Non è erroneo ritenere che l’attuale “sistema” impositivo non possa reggere oltre, perché non riesce a rispondere alle esigenze di equità e di giustizia sociale che sono esplose dopo la più lunga fase di crisi e stagnazione economica che si sia mai vista dal secolo scorso. La riforma dell’Irpef è sicuramente quella più urgente. Progressività vera, più lenta e lineare, inclusione dei redditi, revisione delle deduzioni e detrazioni con una accentuata attenzione agli aiuti alle famiglie e ai soggetti cosiddetti incapienti, dovrebbero essere i capisaldi. Ma fortemente auspicabili sarebbero anche altri interventi.

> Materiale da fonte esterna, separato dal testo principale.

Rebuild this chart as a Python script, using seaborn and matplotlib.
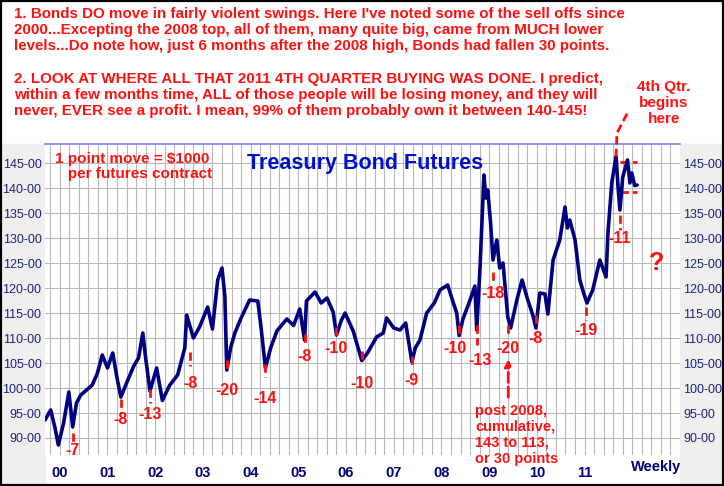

Una rimodulazione delle aliquote Iva per tenere conto dell’evoluzione dei consumi e ridurre la regressività tipica dell’imposta. Una revisione della fiscalità immobiliare (riforma del catasto) e dei tributi locali, che dovrà garantire l’autonomia impositiva degli enti territoriali, ma nello spirito del coordinamento di sistema richiesto dall’art. 119 della Costituzione. Così come appare necessario ripensare il modello di imposizione delle imprese, per le quali la dualità fondata sull’ Ires e Irap, sembra apparire superata, così come la differenziazione per tipologia soggettiva dell’esercente l’attività d’impresa. E poi c’è il grande tema delle disuguaglianze e dei pericoli per la sopravvivenza ordinata dello Stato che potrebbero derivare da una ridotta coesione sociale, ormai certificata dall’Istat.

Per cui è tempo che si affronti senza preconcetti ideologici il tema dell’utilità, ai fini di un migliore equilibrio del sistema e di un rafforzamento della progressività, dell’applicazione effettiva di una riformata imposta di successione e donazione e dell’introduzione di un’imposta sui grandi patrimoni, come prevedono le legislazioni altri Paesi dell’Ue. Il maggior gettito ricavato potrebbe essere impiegato per ridurre la pressione fiscale sul lavoro, per implementare politiche pre-distributive e per avviare un percorso concordato di riduzione del debito pubblico, magari in cambio di una concreta attuazione della cosiddetta golden rule per gli investimenti in infrastrutture e per la messa in sicurezza del territorio.

Ma la politica dovrebbe garantire anche risposte immediate ed efficaci a problemi contingenti che minano l’equità, la concorrenza tra le imprese e il senso di giustizia sociale. Nella consapevolezza che la migliore efficacia dipenda da un necessario coordinamento europeo e sovra nazionale, un intervento temporaneo di rivisitazione della web tax e della Tobin tax apparirebbe in ogni caso opportuno e non rinviabile.

Per tali ragioni credo sia necessario avviare un percorso di riforme nell’ambito di una vera “politica fiscale” che guardi a un orizzonte temporale di medio-lungo termine e che non sia condizionata solo da mere esigenze di “cassa” di breve periodo.